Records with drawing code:
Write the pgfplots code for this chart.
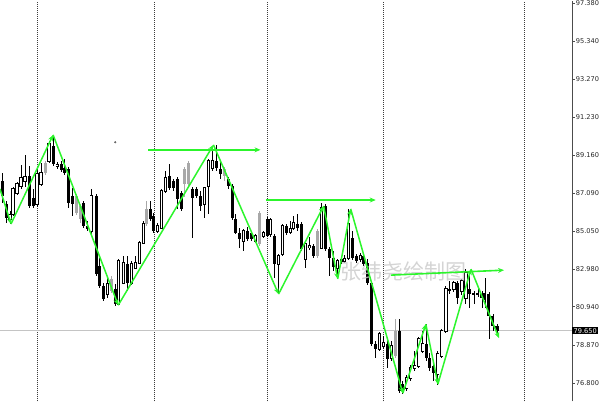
\documentclass[border=0pt]{standalone}
\usepackage{pgfplots}
\pgfplotsset{compat=1.18}
\usepackage{pgfplotstable}
\usepackage{fontspec}
\setmainfont{DejaVu Sans}
\newfontfamily\cjk{Noto Sans CJK SC}
\usetikzlibrary{arrows.meta}

\definecolor{zz}{HTML}{2CF52C}
\definecolor{gridc}{HTML}{3C3C3C}
\definecolor{graycandle}{HTML}{A8A8A8}
\definecolor{pricel}{HTML}{C4C4C4}

% candles: x, open, high, low, close, type (0 up, 1 down, 2 grey)
\pgfplotstableread{
x O H L C t
2 87.76 88.20 86.57 86.95 1
6 86.52 86.68 85.49 85.76 1
10 85.70 86.14 85.43 85.92 0
13 85.97 87.44 85.87 87.33 0
17 87.11 87.71 87.01 87.60 0
21 87.49 88.63 87.33 87.93 0
25 87.76 89.18 87.44 87.98 0
29 88.04 88.58 86.30 86.41 1
33 86.84 87.33 86.30 86.41 1
37 86.52 88.42 86.35 88.14 0
41 87.60 88.74 87.49 88.20 0
45 88.20 88.85 88.09 88.74 2
49 88.85 89.94 88.74 89.77 0
53 89.66 90.26 88.58 88.69 1
57 88.58 88.80 88.42 88.63 0
61 88.69 88.85 88.25 88.36 1
64 88.47 88.96 88.09 88.20 1
68 88.42 88.52 86.30 86.57 1
72 86.95 87.38 85.87 86.52 1
76 86.03 87.06 85.92 86.95 2
80 85.70 86.52 85.49 86.41 2
83 86.57 86.68 85.21 85.32 1
87 85.32 85.59 85.05 85.16 1
91 85.05 87.33 84.89 86.95 0
96 86.95 87.06 82.61 82.72 1
99 83.15 83.59 81.96 82.07 1
103 82.07 82.23 81.25 81.36 1
107 81.63 82.50 81.41 82.17 0
111 81.79 82.61 81.69 82.45 2
115 81.90 82.17 80.98 81.09 1
118 81.09 83.53 81.03 83.42 0
123 82.23 83.69 82.17 83.31 0
127 83.26 83.69 81.79 82.23 1
131 82.23 83.42 82.12 83.26 0
135 83.04 83.69 82.99 83.31 0
139 83.31 84.51 83.26 84.40 0
143 84.40 85.59 84.35 85.43 0
146 85.43 86.68 85.32 86.25 2
150 86.25 86.68 85.59 85.70 1
153 85.87 86.03 84.94 85.05 1
157 85.05 85.49 84.94 85.32 0
161 85.21 87.33 85.16 87.22 0
165 87.22 88.31 87.11 87.93 0
169 88.04 88.69 87.28 87.38 1
173 87.76 87.87 87.22 87.38 1
177 87.87 87.98 86.25 86.79 1
181 87.11 87.22 86.14 86.25 1
184 87.60 88.52 86.90 88.42 2
188 87.60 88.85 87.49 88.74 2
192 87.33 87.44 84.67 86.84 1
196 87.33 87.44 86.84 86.95 1
200 86.95 87.22 86.14 86.41 1
204 86.52 87.44 85.76 87.38 0
208 87.49 88.96 85.97 88.85 0
212 88.47 89.66 88.31 88.85 0
216 88.85 89.72 88.31 88.47 1
220 88.42 88.85 87.87 88.14 1
224 88.04 88.52 87.76 88.42 2
228 87.87 87.98 87.33 87.49 1
232 87.49 87.60 85.65 85.76 1
235 85.70 85.97 84.89 84.94 1
239 84.94 85.21 84.13 84.62 1
243 84.51 85.16 83.97 85.05 0
247 85.05 85.27 84.51 84.62 1
251 84.94 85.05 84.51 84.62 1
255 84.51 84.89 84.40 84.78 0
259 84.35 86.14 84.24 86.03 2
263 84.78 85.05 84.67 84.94 0
267 85.70 85.81 84.73 84.78 1
270 84.89 85.76 84.73 85.65 0
274 84.78 84.89 82.50 83.26 1
278 83.26 83.80 81.63 83.69 0
282 83.80 85.43 83.69 85.32 0
286 85.32 85.43 84.83 84.94 1
290 85.00 85.59 84.89 85.16 0
293 85.21 85.87 85.11 85.49 0
297 85.43 85.97 85.05 85.21 1
301 85.43 85.54 83.97 84.07 1
305 83.53 84.40 83.04 84.35 0
309 84.18 84.73 84.02 84.24 0
313 84.24 84.35 83.59 83.69 1
317 83.69 85.16 83.59 85.05 2
321 84.13 86.57 84.07 86.30 0
325 86.41 86.52 83.97 84.07 1
329 84.07 84.18 82.61 83.59 1
333 83.59 83.97 82.88 83.10 1
337 83.04 83.53 82.45 83.42 0
341 83.53 83.69 83.26 83.37 1
344 83.42 83.75 83.31 83.53 0
348 83.59 86.25 83.48 85.43 0
352 84.67 85.05 83.48 83.59 1
356 83.69 83.80 83.31 83.42 1
360 83.53 83.86 83.37 83.69 0
363 83.69 83.80 83.15 83.26 1
367 83.31 83.53 82.12 82.23 1
371 82.23 82.34 78.81 78.92 1
375 78.92 79.08 78.16 78.65 1
379 78.65 79.57 78.54 79.46 0
383 78.81 79.35 78.65 78.97 0
387 78.92 79.08 77.61 78.10 1
391 78.16 79.08 77.99 78.81 0
395 78.27 80.28 78.16 79.62 2
399 79.62 80.28 76.26 76.37 1
402 76.75 76.91 76.20 76.37 1
406 76.53 77.23 76.37 77.07 0
410 77.07 77.78 76.91 77.61 0
414 77.61 78.54 77.45 77.72 0
418 77.72 79.30 77.61 79.19 0
422 78.54 79.62 78.43 78.92 0
426 78.92 80.00 77.99 78.16 1
429 78.16 78.43 77.45 77.61 1
433 77.72 77.99 76.91 77.34 1
437 77.29 78.54 76.69 78.37 0
441 78.27 79.73 78.16 79.62 0
445 79.62 82.07 79.51 81.90 0
449 81.90 82.34 81.63 81.79 1
453 81.90 82.34 81.74 82.23 0
457 82.23 82.34 81.09 81.41 1
461 81.79 82.45 81.58 82.34 0
465 81.41 82.99 81.09 82.77 0
469 81.90 82.88 80.87 81.63 1
473 81.69 81.79 81.09 81.58 1
477 81.69 81.90 81.47 81.58 1
481 81.63 81.79 80.87 81.41 1
484 81.69 82.50 80.87 81.31 1
488 81.63 81.74 79.19 80.44 1
492 80.44 80.55 79.62 79.89 1
496 79.89 80.00 79.46 79.65 1
}\candles

% zigzag swings: start point and end point of each leg
\pgfplotstableread{
x y x2 y2
0 87.33 11 85.43
11 85.43 53 90.26
53 90.26 118 81.03
118 81.03 213 89.72
213 89.72 278 81.63
278 81.63 323 86.41
323 86.41 337 82.45
337 82.45 350 86.25
350 86.25 402 76.26
402 76.26 425 80.00
425 80.00 437 76.75
437 76.75 470 82.99
470 82.99 498 79.24
}\zigzag

% projected levels
\pgfplotstableread{
x y x2 y2
148 89.45 260 89.45
265 86.73 375 86.73
390 82.66 503 82.93
}\levels

\begin{document}
\begin{tikzpicture}
\begin{axis}[
  scale only axis, width=571pt, height=400pt,
  xmin=0, xmax=571, ymin=75.82, ymax=97.54,
  axis y line*=right, axis x line*=bottom,
  x axis line style={draw=none},
  y axis line style={draw=black!70, line width=0.8pt},
  xtick={37,154,267,383,523}, xticklabels={},
  xtick style={draw=none},
  xmajorgrids,
  x grid style={gridc, line width=0.8pt, dash pattern=on 1pt off 1pt},
  ytick={76.8,78.87,80.94,82.98,85.05,87.09,89.16,91.23,93.27,95.34,97.38},
  yticklabels={76.800,78.870,80.940,82.980,85.050,87.090,89.160,91.230,93.270,95.340,97.380},
  tick align=outside, major tick length=2.5pt,
  ytick style={draw=black!70, line width=0.8pt},
  yticklabel style={font=\fontsize{6.6}{7}\selectfont, inner sep=1pt, text=black!85},
  /pgf/number format/assume math mode=true,
]

% current price line
\addplot[draw=pricel, line width=0.8pt, forget plot] coordinates {(0,79.65) (571,79.65)};

% wicks
\addplot[draw=none, mark=none, forget plot,
  restrict expr to domain={\thisrow{t}}{0:1},
  error bars/.cd, y dir=both, y explicit, error mark=none,
  error bar style={draw=black, line width=0.9pt}]
  table[x=x, y expr={(\thisrow{H}+\thisrow{L})/2}, y error expr={(\thisrow{H}-\thisrow{L})/2}] {\candles};
\addplot[draw=none, mark=none, forget plot,
  restrict expr to domain={\thisrow{t}}{2:2},
  error bars/.cd, y dir=both, y explicit, error mark=none,
  error bar style={draw=graycandle, line width=0.9pt}]
  table[x=x, y expr={(\thisrow{H}+\thisrow{L})/2}, y error expr={(\thisrow{H}-\thisrow{L})/2}] {\candles};

% down bodies
\addplot[draw=none, mark=none, forget plot,
  restrict expr to domain={\thisrow{t}}{1:1},
  error bars/.cd, y dir=both, y explicit, error mark=none,
  error bar style={draw=black, line width=3pt}]
  table[x=x, y expr={(\thisrow{O}+\thisrow{C})/2}, y error expr={max(abs(\thisrow{O}-\thisrow{C})/2,0.03)}] {\candles};
% grey bodies
\addplot[draw=none, mark=none, forget plot,
  restrict expr to domain={\thisrow{t}}{2:2},
  error bars/.cd, y dir=both, y explicit, error mark=none,
  error bar style={draw=graycandle, line width=3pt}]
  table[x=x, y expr={(\thisrow{O}+\thisrow{C})/2}, y error expr={max(abs(\thisrow{O}-\thisrow{C})/2,0.03)}] {\candles};
% up bodies: outline then white fill
\addplot[draw=none, mark=none, forget plot,
  restrict expr to domain={\thisrow{t}}{0:0},
  error bars/.cd, y dir=both, y explicit, error mark=none,
  error bar style={draw=black, line width=3.2pt}]
  table[x=x, y expr={(\thisrow{O}+\thisrow{C})/2}, y error expr={abs(\thisrow{O}-\thisrow{C})/2+0.054}] {\candles};
\addplot[draw=none, mark=none, forget plot,
  restrict expr to domain={\thisrow{t}}{0:0},
  error bars/.cd, y dir=both, y explicit, error mark=none,
  error bar style={draw=white, line width=1.4pt}]
  table[x=x, y expr={(\thisrow{O}+\thisrow{C})/2}, y error expr={abs(\thisrow{O}-\thisrow{C})/2}] {\candles};

% stray marker
\addplot[only marks, mark=*, mark size=0.8pt, draw=black!60, fill=black!60, forget plot] coordinates {(115,89.86)};

% watermark
\node[font=\cjk\fontsize{21}{21}\selectfont, text=black!20, opacity=0.85] at (axis cs:403,82.83) {张纬尧绘制图};

% zigzag legs
\addplot[forget plot, draw=zz, line width=1.5pt, -{Stealth[length=6pt,width=5pt]},
  quiver={u=\thisrow{x2}-\thisrow{x}, v=\thisrow{y2}-\thisrow{y}}]
  table[x=x, y=y] {\zigzag};
% level arrows
\addplot[forget plot, draw=zz, line width=1.6pt, -{Stealth[length=6pt,width=5pt]},
  quiver={u=\thisrow{x2}-\thisrow{x}, v=\thisrow{y2}-\thisrow{y}}]
  table[x=x, y=y] {\levels};

\coordinate (lastprice) at (axis cs:571,79.65);
\end{axis}
\node[anchor=west, fill=black, text=white, inner sep=1.3pt, font=\fontsize{6.6}{7}\selectfont] at (lastprice) {79.650};
\end{tikzpicture}
\end{document}
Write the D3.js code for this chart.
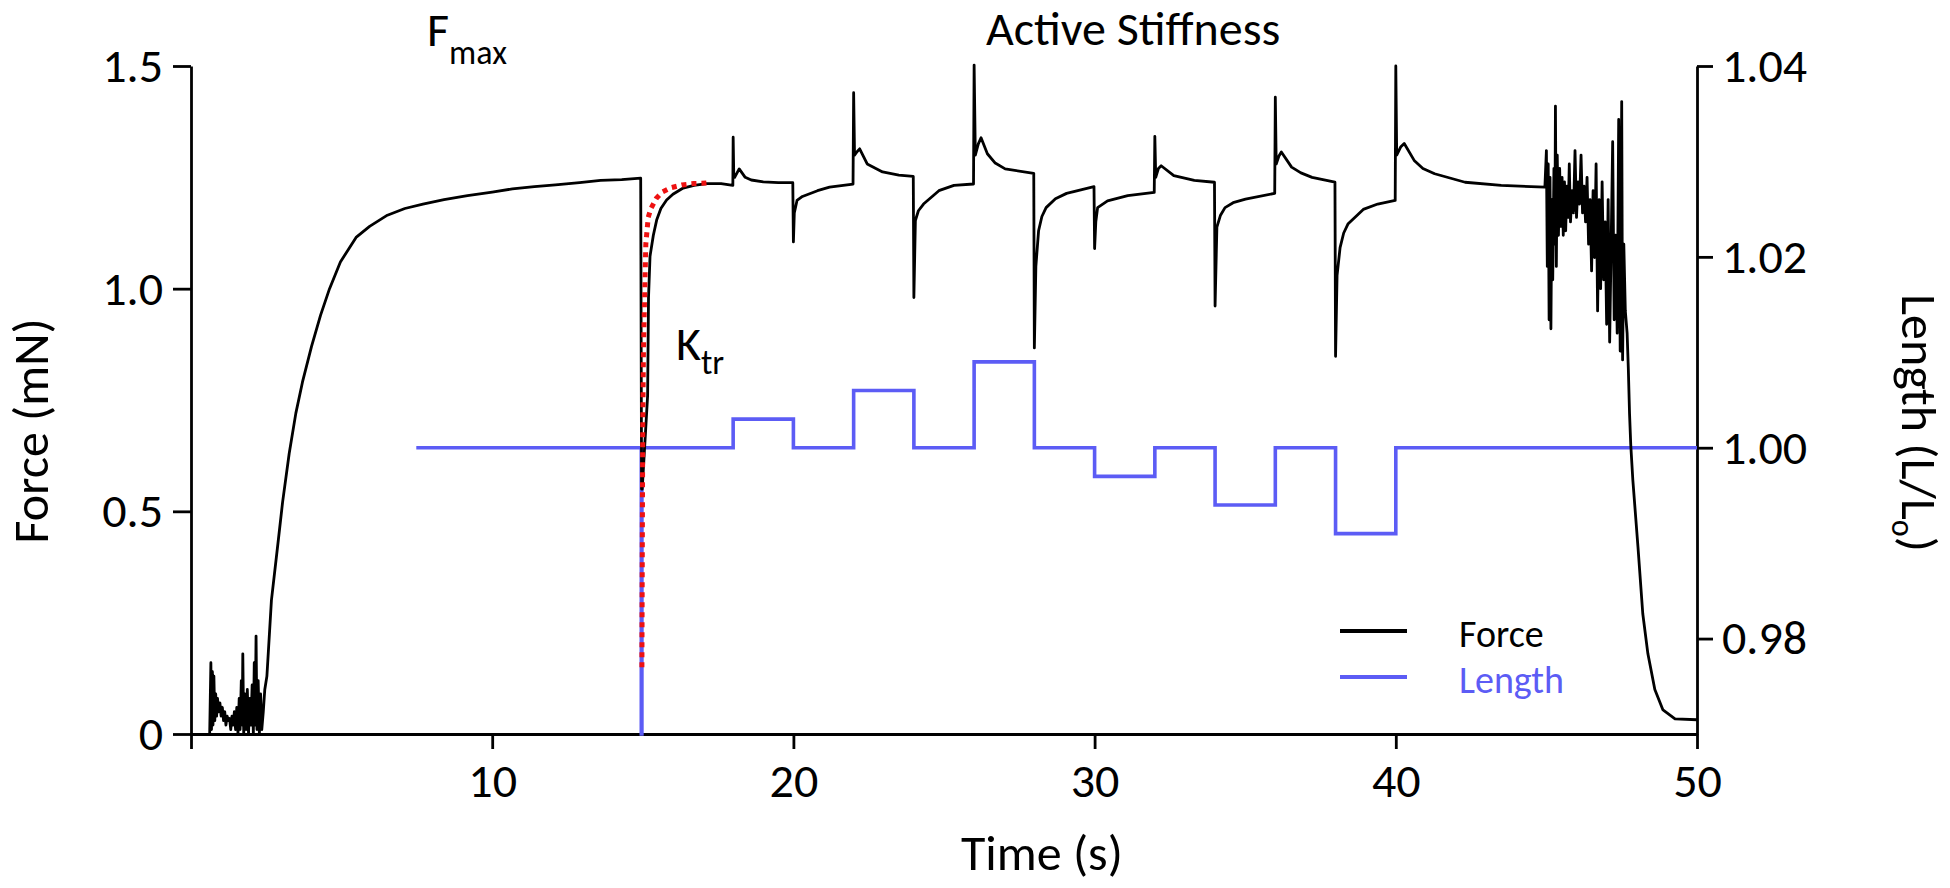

• **The task**: Pick out and copy the lines of the entries that hold the string "Write".

• **Response below**:
Write the pgfplots code for this chart.
Write the D3.js code for this chart.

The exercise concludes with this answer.